### Do this
Without including the pictures, copy out every line below.

### Information given

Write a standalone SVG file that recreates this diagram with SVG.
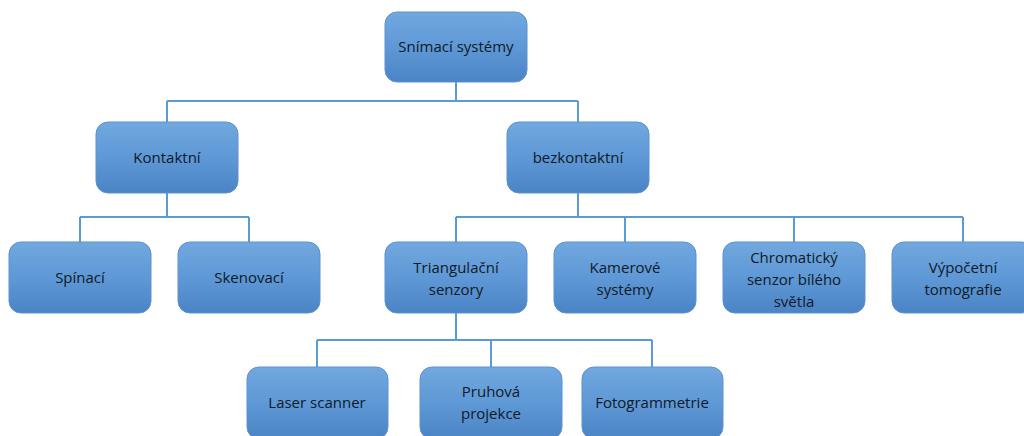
<svg xmlns="http://www.w3.org/2000/svg" width="1024" height="436" viewBox="0 0 1024 436">
<defs>
<linearGradient id="g" x1="0" y1="0" x2="0" y2="1">
<stop offset="0" stop-color="#72a8df"/>
<stop offset="0.5" stop-color="#5e98d6"/>
<stop offset="1" stop-color="#4a84c5"/>
</linearGradient>
</defs>
<style>
.box{fill:url(#g);stroke:#5b93cf;stroke-width:1}
.t{font-family:"Open Sans","Liberation Sans",sans-serif;font-size:15px;fill:#101a26;text-anchor:middle}
.c{fill:none;stroke:#5b9bd5;stroke-width:2}
</style>
<rect width="1024" height="436" fill="#ffffff"/>
<g id="connectors">
<path class="c" d="M456 82V101M167 101H578M167 101V122M578 101V122"/>
<path class="c" d="M167 193V217M80 217H249M80 217V242M249 217V242"/>
<path class="c" d="M578 193V217M456 217H963M456 217V242M625 217V242M794 217V242M963 217V242"/>
<path class="c" d="M456 313V340M317 340H652M317 340V367M491 340V367M652 340V367"/>
</g>
<g id="n-root"><rect class="box" x="385" y="12" width="142" height="70" rx="12"/><text class="t" x="456" y="52">Snímací systémy</text></g>
<g id="n-kontaktni"><rect class="box" x="96" y="122" width="142" height="71" rx="12"/><text class="t" x="167" y="163">Kontaktní</text></g>
<g id="n-bezkontaktni"><rect class="box" x="507" y="122" width="142" height="71" rx="12"/><text class="t" x="578" y="163">bezkontaktní</text></g>
<g id="n-spinaci"><rect class="box" x="9" y="242" width="142" height="71" rx="12"/><text class="t" x="80" y="283">Spínací</text></g>
<g id="n-skenovaci"><rect class="box" x="178" y="242" width="142" height="71" rx="12"/><text class="t" x="249" y="283">Skenovací</text></g>
<g id="n-triangulacni"><rect class="box" x="385" y="242" width="142" height="71" rx="12"/><text class="t" x="456" y="273">Triangulační</text><text class="t" x="456" y="295">senzory</text></g>
<g id="n-kamerove"><rect class="box" x="554" y="242" width="142" height="71" rx="12"/><text class="t" x="625" y="273">Kamerové</text><text class="t" x="625" y="295">systémy</text></g>
<g id="n-chromaticky"><rect class="box" x="723" y="242" width="142" height="71" rx="12"/><text class="t" x="794" y="263">Chromatický</text><text class="t" x="794" y="285">senzor bílého</text><text class="t" x="794" y="307">světla</text></g>
<g id="n-vypocetni"><rect class="box" x="892" y="242" width="142" height="71" rx="12"/><text class="t" x="963" y="273">Výpočetní</text><text class="t" x="963" y="295">tomografie</text></g>
<g id="n-laser"><rect class="box" x="247" y="367" width="141" height="72" rx="12"/><text class="t" x="317" y="408">Laser scanner</text></g>
<g id="n-pruhova"><rect class="box" x="420" y="367" width="142" height="72" rx="12"/><text class="t" x="491" y="397">Pruhová</text><text class="t" x="491" y="419">projekce</text></g>
<g id="n-foto"><rect class="box" x="582" y="367" width="141" height="72" rx="12"/><text class="t" x="652" y="408">Fotogrammetrie</text></g>
</svg>
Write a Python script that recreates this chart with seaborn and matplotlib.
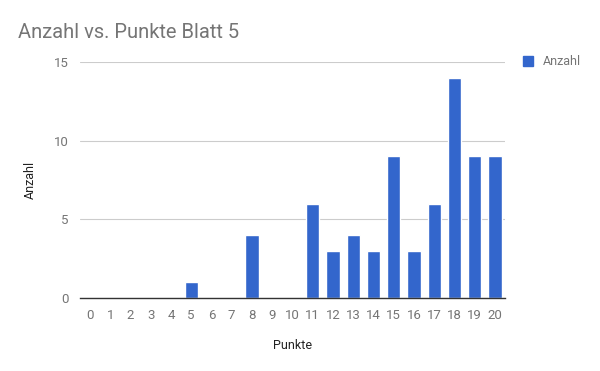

### Completed exercise
Write a standalone SVG file that recreates this diagram with SVG.
<svg xmlns="http://www.w3.org/2000/svg" width="1024" height="436" viewBox="0 0 1024 436">
<defs>
<linearGradient id="g" x1="0" y1="0" x2="0" y2="1">
<stop offset="0" stop-color="#72a8df"/>
<stop offset="0.5" stop-color="#5e98d6"/>
<stop offset="1" stop-color="#4a84c5"/>
</linearGradient>
</defs>
<style>
.box{fill:url(#g);stroke:#5b93cf;stroke-width:1}
.t{font-family:"Open Sans","Liberation Sans",sans-serif;font-size:15px;fill:#101a26;text-anchor:middle}
.c{fill:none;stroke:#5b9bd5;stroke-width:2}
</style>
<rect width="1024" height="436" fill="#ffffff"/>
<g id="connectors">
<path class="c" d="M456 82V101M167 101H578M167 101V122M578 101V122"/>
<path class="c" d="M167 193V217M80 217H249M80 217V242M249 217V242"/>
<path class="c" d="M578 193V217M456 217H963M456 217V242M625 217V242M794 217V242M963 217V242"/>
<path class="c" d="M456 313V340M317 340H652M317 340V367M491 340V367M652 340V367"/>
</g>
<g id="n-root"><rect class="box" x="385" y="12" width="142" height="70" rx="12"/><text class="t" x="456" y="52">Snímací systémy</text></g>
<g id="n-kontaktni"><rect class="box" x="96" y="122" width="142" height="71" rx="12"/><text class="t" x="167" y="163">Kontaktní</text></g>
<g id="n-bezkontaktni"><rect class="box" x="507" y="122" width="142" height="71" rx="12"/><text class="t" x="578" y="163">bezkontaktní</text></g>
<g id="n-spinaci"><rect class="box" x="9" y="242" width="142" height="71" rx="12"/><text class="t" x="80" y="283">Spínací</text></g>
<g id="n-skenovaci"><rect class="box" x="178" y="242" width="142" height="71" rx="12"/><text class="t" x="249" y="283">Skenovací</text></g>
<g id="n-triangulacni"><rect class="box" x="385" y="242" width="142" height="71" rx="12"/><text class="t" x="456" y="273">Triangulační</text><text class="t" x="456" y="295">senzory</text></g>
<g id="n-kamerove"><rect class="box" x="554" y="242" width="142" height="71" rx="12"/><text class="t" x="625" y="273">Kamerové</text><text class="t" x="625" y="295">systémy</text></g>
<g id="n-chromaticky"><rect class="box" x="723" y="242" width="142" height="71" rx="12"/><text class="t" x="794" y="263">Chromatický</text><text class="t" x="794" y="285">senzor bílého</text><text class="t" x="794" y="307">světla</text></g>
<g id="n-vypocetni"><rect class="box" x="892" y="242" width="142" height="71" rx="12"/><text class="t" x="963" y="273">Výpočetní</text><text class="t" x="963" y="295">tomografie</text></g>
<g id="n-laser"><rect class="box" x="247" y="367" width="141" height="72" rx="12"/><text class="t" x="317" y="408">Laser scanner</text></g>
<g id="n-pruhova"><rect class="box" x="420" y="367" width="142" height="72" rx="12"/><text class="t" x="491" y="397">Pruhová</text><text class="t" x="491" y="419">projekce</text></g>
<g id="n-foto"><rect class="box" x="582" y="367" width="141" height="72" rx="12"/><text class="t" x="652" y="408">Fotogrammetrie</text></g>
</svg>
Write a Python script that recreates this chart with seaborn and matplotlib.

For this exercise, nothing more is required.